En réponse à cette réalité sociale, certains artistes de Bossa Nova décident alors de politiser leur message : c’est le cas par exemple de Nara Leão et de sa comédie musicale Opinião. C’est une première dans l’histoire de la musique populaire brésilienne.
Mais c’est les années 60 qui vont véritablement accentuer cette politisation. En effet le rock anglo-saxon pénètre le marché international. On assiste alors un clivage artistique entre les amateurs de cette musique venue de l’étranger et ceux qui préfèrent la musique nationale. La junte en cultivant le sentiment national promeut cette dernière.
Mais on assiste à un paradoxe : la junte promeut certes le nationalisme, mais tout en étant soutenue (et même en partie mise en place) par les États-Unis. Les opposants à la dictature s’opposent également aux Américains. Mais en étant contre les Américains, on est donc pour le nationalisme : on partage donc les idées de la junte. Le parti communiste par exemple, en étant anti-américain, se retrouve dans ce paradoxe. Mais à l’opposé, la nouvelle génération baignée dans le rock, la pop, est elle, ouverte à ces influences nouvelles et étrangères : ce sont les tropicalistes.
C’est à l’été 1968 que paraît Tropicália ou Panis et Circencis, une œuvre collective et véritable manifeste ayant pour but de changer la musique brésilienne en alliant bossa nova, pop rock anglophone et même musique avant-gardiste, en plus de texte métaphoriques et satiriques qui critiquent la dictature. En soit, un mouvement dans la droite lignée des autres mouvements à l’international, tel que les hippies, ou encore Mai 68 et le Printemps de Prague, qui prônent le libertarisme.
Mené par des artistes tel que Gilberto Gil ou Caetano Veloso, les tropicalistes mêlaient donc syncrétisme musical et textes satiriques, le tout en s’appuyant sur une forte présence médiatique. Ils participaient en effet aux concours musicaux qu’organisaient les chaînes de télévision. C’est lors de ces concours qu’ils réalisèrent leurs plus grands coups d’éclats. Par exemple, en 1967 sur le chaîne TV Record, Veloso chante Alegria, Alegria. Il est au début hué par la foule qui ne supporte pas les guitares saturées. Mais, au fur et à mesure qu’il chante, il conquiert la foule, et finit sous les acclamations du public.

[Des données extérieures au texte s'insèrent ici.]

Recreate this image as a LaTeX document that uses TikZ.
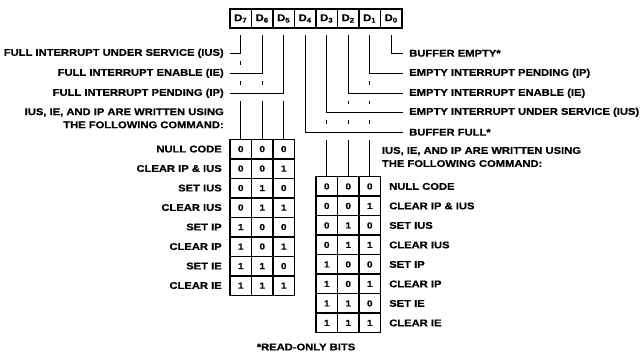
\documentclass[tikz,border=0pt]{standalone}
\usepackage{fontspec}
\setmainfont{Liberation Sans}[FakeStretch=1.15, BoldFeatures={FakeBold=0.6}]
\tikzset{
    regcell/.style={draw, line width=1.1pt, minimum width=16.1pt, minimum height=14.3pt, inner sep=0pt},
    bitcell/.style={draw, line width=1.1pt, minimum width=16.1pt, minimum height=14.6pt, inner sep=0pt,
        font=\fontsize{6.5}{7}\selectfont\bfseries},
    lbl/.style={inner xsep=4.5pt, inner ysep=1pt},
    conn/.style={line width=1.1pt, shorten <=5pt},
    gapped/.style={preaction={draw=white, line width=12pt, shorten <=5pt}},
}
\begin{document}
\begin{tikzpicture}[x=0.75pt, y=-0.75pt,
    every node/.append style={font=\fontsize{7.3}{9.8}\selectfont\bfseries}]
    \useasboundingbox (0,0) rectangle (641,357);

    % register
    \foreach \b [count=\k from 0] in {7,6,5,4,3,2,1,0}
        \node[regcell] (d\b) at ({240.75+21.5*\k},18.5) {D\textsubscript{\b}};

    % command tables
    \foreach \p/\q/\s/\cmd [count=\r from 1] in {0/0/0/NULL CODE, 0/0/1/CLEAR IP \& IUS,
            0/1/0/SET IUS, 0/1/1/CLEAR IUS, 1/0/0/SET IP, 1/0/1/CLEAR IP, 1/1/0/SET IE, 1/1/1/CLEAR IE} {
        \node[bitcell] (lt-\r-1) at (240.75,{129.55+19.5*\r}) {\p};
        \node[bitcell] (lt-\r-2) at (262.25,{129.55+19.5*\r}) {\q};
        \node[bitcell] (lt-\r-3) at (283.75,{129.55+19.5*\r}) {\s};
        \node[anchor=east, inner sep=0pt] (lc-\r) at (222,{129.55+19.5*\r}) {\cmd};
        \node[bitcell] (rt-\r-1) at (326.75,{166.95+19.5*\r}) {\p};
        \node[bitcell] (rt-\r-2) at (348.25,{166.95+19.5*\r}) {\q};
        \node[bitcell] (rt-\r-3) at (369.75,{166.95+19.5*\r}) {\s};
        \node[anchor=west, inner sep=0pt] (rc-\r) at (389,{166.95+19.5*\r}) {\cmd};
    }

    \node[anchor=east, align=right, inner sep=0pt] (lhead) at (224,118.3)
        {IUS, IE, AND IP ARE WRITTEN USING\\THE FOLLOWING COMMAND:};
    \node[anchor=west, align=left, inner sep=0pt] (rhead) at (381.7,157)
        {IUS, IE, AND IP ARE WRITTEN USING\\THE FOLLOWING COMMAND:};

    % bit labels
    \node[lbl, anchor=east] (fius) at (230,53.3) {FULL INTERRUPT UNDER SERVICE (IUS)};
    \node[lbl, anchor=east] (fie) at (230,73.3) {FULL INTERRUPT ENABLE (IE)};
    \node[lbl, anchor=east] (fip) at (230,93.3) {FULL INTERRUPT PENDING (IP)};
    \node[lbl, anchor=west] (bempty) at (403,53.3) {BUFFER EMPTY*};
    \node[lbl, anchor=west] (eip) at (403,73.3) {EMPTY INTERRUPT PENDING (IP)};
    \node[lbl, anchor=west] (eie) at (403,93.3) {EMPTY INTERRUPT ENABLE (IE)};
    \node[lbl, anchor=west] (eius) at (403,112.3) {EMPTY INTERRUPT UNDER SERVICE (IUS)};
    \node[lbl, anchor=west] (bfull) at (403,132.3) {BUFFER FULL*};
    \node (note) at (306,347) {*READ-ONLY BITS};

    % bits down to the tables
    \draw[conn] (d7.south) -- (lt-1-1.north);
    \draw[conn] (d6.south) -- (lt-1-2.north);
    \draw[conn] (d5.south) -- (lt-1-3.north);
    \draw[conn] (d3.south) -- (rt-1-1.north);
    \draw[conn] (d2.south) -- (rt-1-2.north);
    \draw[conn] (d1.south) -- (rt-1-3.north);

    % bits to labels
    \draw[conn, gapped] (d7.south) |- (fius.east);
    \draw[conn, gapped] (d6.south) |- (fie.east);
    \draw[conn, gapped] (d5.south) |- (fip.east);
    \draw[conn, gapped] (d0.south) |- (bempty.west);
    \draw[conn, gapped] (d1.south) |- (eip.west);
    \draw[conn, gapped] (d2.south) |- (eie.west);
    \draw[conn, gapped] (d3.south) |- (eius.west);
    \draw[conn, gapped] (d4.south) |- (bfull.west);
\end{tikzpicture}
\end{document}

Mais le live qui fera date sera celui du 3e Festival International de la Chanson de TV Globo de 1968. Gilberto Gil y propose Questão de ordem, mais est éliminé. Vient ensuite le tour de Veloso, qui, en voyant les évènements de Mai 68, avait composé É proibido proibir (il est interdit d’interdire). Dès son arrivée sur scène, c’est la huée : il est vêtu d’un costume de plastique vert flashy, les cheveux longs et des fils électriques lui pendent autour du coup, et choque la public. Ne parvenant pas à jouer par dessus les huées, il invective alors la foule, protestant contre l’élimination de son comparse, et comparant le public à des agresseurs. Il lance alors : « C’est cette jeunesse qui veut prendre le pouvoir ? Si vous deviez être en politique comme vous êtes en esthétique, nous sommes fichus ! »

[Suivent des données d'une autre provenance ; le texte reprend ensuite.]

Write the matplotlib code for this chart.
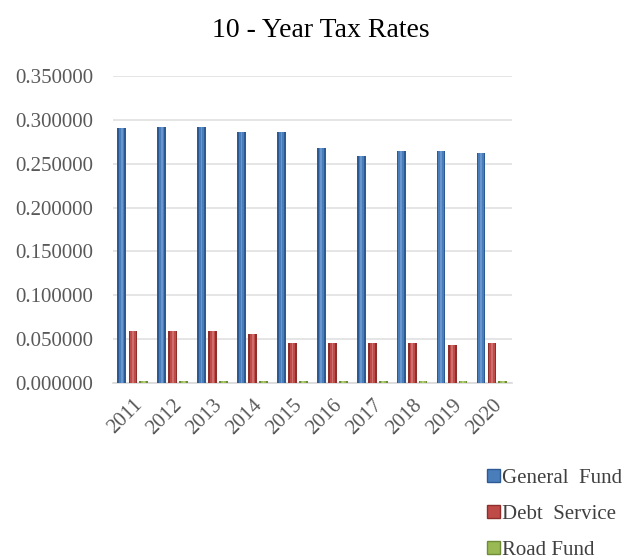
import numpy as np
import matplotlib.pyplot as plt
from matplotlib.patches import Patch

# ---------------------------------------------------------------------------
# Tax rate data by fund, 2011 - 2020
# ---------------------------------------------------------------------------
years = ['2011', '2012', '2013', '2014', '2015', '2016', '2017', '2018', '2019', '2020']
general_fund = [0.2906, 0.2924, 0.2924, 0.2864, 0.2864, 0.2674, 0.2590, 0.2648, 0.2648, 0.2625]
debt_service = [0.0595, 0.0590, 0.0590, 0.0557, 0.0452, 0.0452, 0.0456, 0.0456, 0.0436, 0.0456]
road_fund = [0.0025, 0.0025, 0.0025, 0.0025, 0.0025, 0.0025, 0.0025, 0.0025, 0.0025, 0.0025]

series = [
    ('General  Fund', general_fund, '#4A7EBB', '#2C5A94', '#7FA8DA'),
    ('Debt  Service', debt_service, '#BE4B48', '#8E2F2C', '#D98886'),
    ('Road Fund', road_fund, '#98B954', '#6E8C35', '#C3DA8F'),
]

plt.rcParams['font.family'] = ['Liberation Serif', 'DejaVu Serif']

fig = plt.figure(figsize=(6.36, 5.59), dpi=100)
ax = fig.add_axes([0.1777, 0.3148, 0.6274, 0.5492])

x = np.arange(len(years))
width = 0.22
offsets = [-0.28, 0.0, 0.27]

for (label, values, color, dark, light), off in zip(series, offsets):
    # darker outer body with a lighter core gives the rounded look
    ax.bar(x + off, values, width, color=dark, zorder=3)
    ax.bar(x + off, values, width * 0.6, color=color, zorder=4)
    ax.bar(x + off, values, width * 0.2, color=light, alpha=0.6, zorder=5)

ax.set_xlim(-0.5, len(years) - 0.5)
ax.set_ylim(0, 0.35)
ax.set_yticks(np.arange(0, 0.351, 0.05))
ax.set_yticklabels([f'{v:.6f}' for v in np.arange(0, 0.351, 0.05)])
ax.set_xticks(x)
ax.set_xticklabels(years, rotation=45, ha='right', va='top', rotation_mode='anchor')

ax.tick_params(axis='both', length=0, labelsize=15, colors='#595959')
ax.tick_params(axis='y', pad=14)
ax.tick_params(axis='x', pad=9)
ax.grid(axis='y', color='#E0E0E0', linewidth=1.2, zorder=0)
for side in ['top', 'right', 'left']:
    ax.spines[side].set_visible(False)
ax.spines['bottom'].set_color('#D9D9D9')
ax.spines['bottom'].set_linewidth(1.2)

fig.text(0.505, 0.945, '10 - Year Tax Rates', ha='center', va='center', fontsize=20, color='black')

handles = [Patch(facecolor=color, edgecolor=dark, linewidth=1.0, label=label)
           for label, values, color, dark, light in series]
fig.legend(handles=handles, loc='upper left', bbox_to_anchor=(0.766, 0.161),
           frameon=False, fontsize=15, handlelength=0.6, handleheight=0.6,
           handletextpad=0.1, labelspacing=0.81, labelcolor='#404040',
           borderaxespad=0, borderpad=0)

fig.savefig('out.png', dpi=100)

Les tropicalistes sont ainsi mal vus de la dictature à cause de leur attitude et de leur exubérance, mais également de la gauche, jugeant leur présence médiatique et leurs sarcasmes trop éloignés de leurs idées politiques. Ils avaient donc une position iconoclaste, en contestant non seulement le pouvoir en place, mais également la principale force d’opposition. Il contestaient le pouvoir non pas par la politique ou la force, mais par les émotions, en opposant à la conservatrice et moraliste dictature une joie festive et théâtrale.
Le 13 décembre 1968 est rédigé l’Acte institutionnel n°5, qui entérine totalement le Brésil dans la dictature. Il stipule entre autre la dissolution du parlement, les pleins pouvoirs présidentiels, la censure et bien sûr la possibilité pour la police d’arrêter n’importe qui sans avoir à fournir de justification. En somme, plus de droits civils ni d’opposition politique.

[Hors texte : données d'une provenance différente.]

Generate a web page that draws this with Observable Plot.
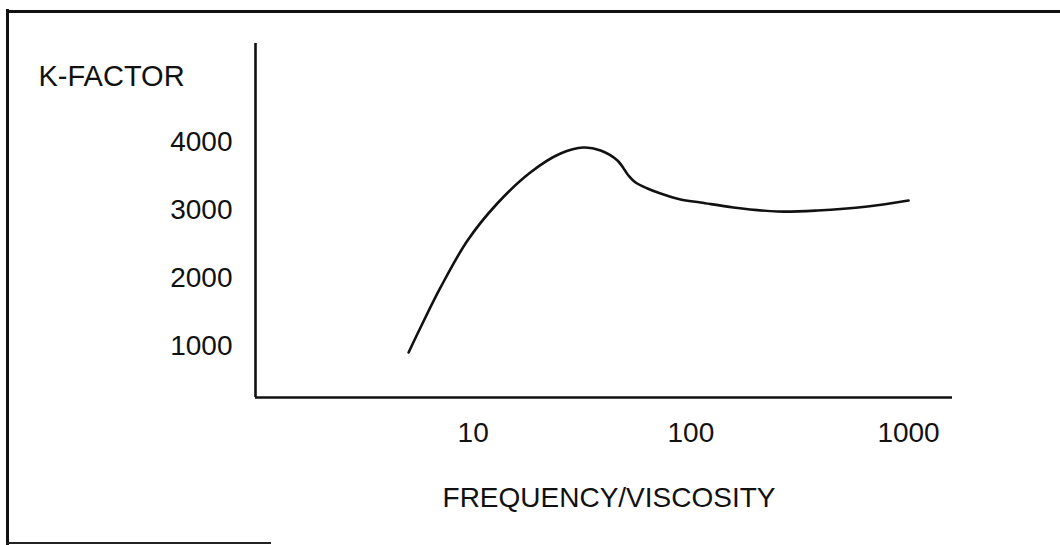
<!DOCTYPE html>
<html>
<head>
<meta charset="utf-8">
<script src="https://cdn.jsdelivr.net/npm/d3@7"></script>
<script src="https://cdn.jsdelivr.net/npm/@observablehq/plot@0.6"></script>
<style>
  html, body { margin: 0; padding: 0; background: #fff; }
  #wrap { position: relative; width: 1060px; height: 545px; overflow: hidden; }
  #wrap svg { position: absolute; left: 0; top: 0; }
  .frameL { position: absolute; left: 6px; top: 9px; width: 3px; height: 536px; background: #111; }
  .frameT { position: absolute; left: 6px; top: 10px; width: 1060px; height: 3px; background: #111; }
  .frameB { position: absolute; left: 6px; top: 542px; width: 265px; height: 2px; background: #222; }
</style>
</head>
<body>
<div id="wrap">
  <div class="frameL"></div>
  <div class="frameT"></div>
  <div class="frameB"></div>
</div>
<script>
// Frequency/viscosity (log scale) and K-factor values
const freq   = [5.05, 5.73, 7.08, 9.42, 12.9, 18.3, 25.2, 32.1, 38.5, 46.0, 51.7, 55.7, 63.2, 72.6, 89.7, 111, 157, 250, 382, 648, 1000];
const kFactor = [912, 1279, 1868, 2559, 3103, 3559, 3838, 3926, 3882, 3735, 3515, 3412, 3324, 3250, 3162, 3118, 3044, 2985, 3000, 3059, 3147];

const xTicks = [10, 100, 1000];
const yTicks = [1000, 2000, 3000, 4000];
const yTitle = "K-FACTOR";
const xTitle = "FREQUENCY/VISCOSITY";

const data = freq.map((f, i) => ({f, k: kFactor[i]}));

const chart = Plot.plot({
  width: 1060,
  height: 545,
  marginLeft: 255,
  marginRight: 108,
  marginTop: 43,
  marginBottom: 148,
  style: {fontFamily: "'Liberation Sans', Arial, Helvetica, sans-serif", fontSize: "28px", color: "#111", background: "transparent"},
  x: {type: "log", domain: [1, 1592]},
  y: {domain: [250, 5456]},
  marks: [
    Plot.axisX(xTicks, {tickSize: 0, tickPadding: 25, fontSize: 28, label: null, tickFormat: d => String(d)}),
    Plot.axisY(yTicks, {tickSize: 0, tickPadding: 23, fontSize: 28, label: null, tickFormat: d => String(d)}),
    Plot.ruleX([1], {stroke: "#111", strokeWidth: 2.6}),
    Plot.ruleY([250], {stroke: "#111", strokeWidth: 2.6}),
    Plot.line(data, {x: "f", y: "k", curve: "catmull-rom", stroke: "#111", strokeWidth: 2.6}),
    Plot.text([yTitle], {text: d => d, frameAnchor: "top-left", dx: -217, dy: 33, textAnchor: "start", lineAnchor: "middle", fontSize: 29, fill: "#111"}),
    Plot.text([xTitle], {text: d => d, frameAnchor: "bottom", dx: 5, dy: 101, lineAnchor: "middle", fontSize: 28, fill: "#111"})
  ]
});
document.getElementById("wrap").prepend(chart);
</script>
</body>
</html>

C’est donc la fin du mouvement tropicália. Gilberto Gil et Caetano Veloso sont arrêtés et emprisonnés pendant plusieurs mois, puis forcés à l’exil, en 1969. Ils donneront un dernier concert avant de partir. Mais l’influence de ce mouvement qui n’a duré que deux ans se fera ressentir pendant encore longtemps.
En somme, le tropicalisme est caractérisé par son rejet de la dictature mais également par son opposition à la gauche d’alors. Il a su utiliser les moyens de l’époque (émergence des mass media) pour se faire entendre, et prônaient en idéal social et artistique, gagnant l’intérêt de la foule. Malheureusement, la renforcement de la dictature a coupé cours à cet engouement. De nos jours les tropicalistes font partis de l’héritage national, et ont marqué les consciences collectives. D’aucun vont jusqu’à dire que le duo Gil-Veloso a eu autant d’influence au Brésil que Lennon et MacCartney au Royaume-Uni. Gilberto Gil a d’ailleurs été ministre de la culture sous le gouvernement Lula.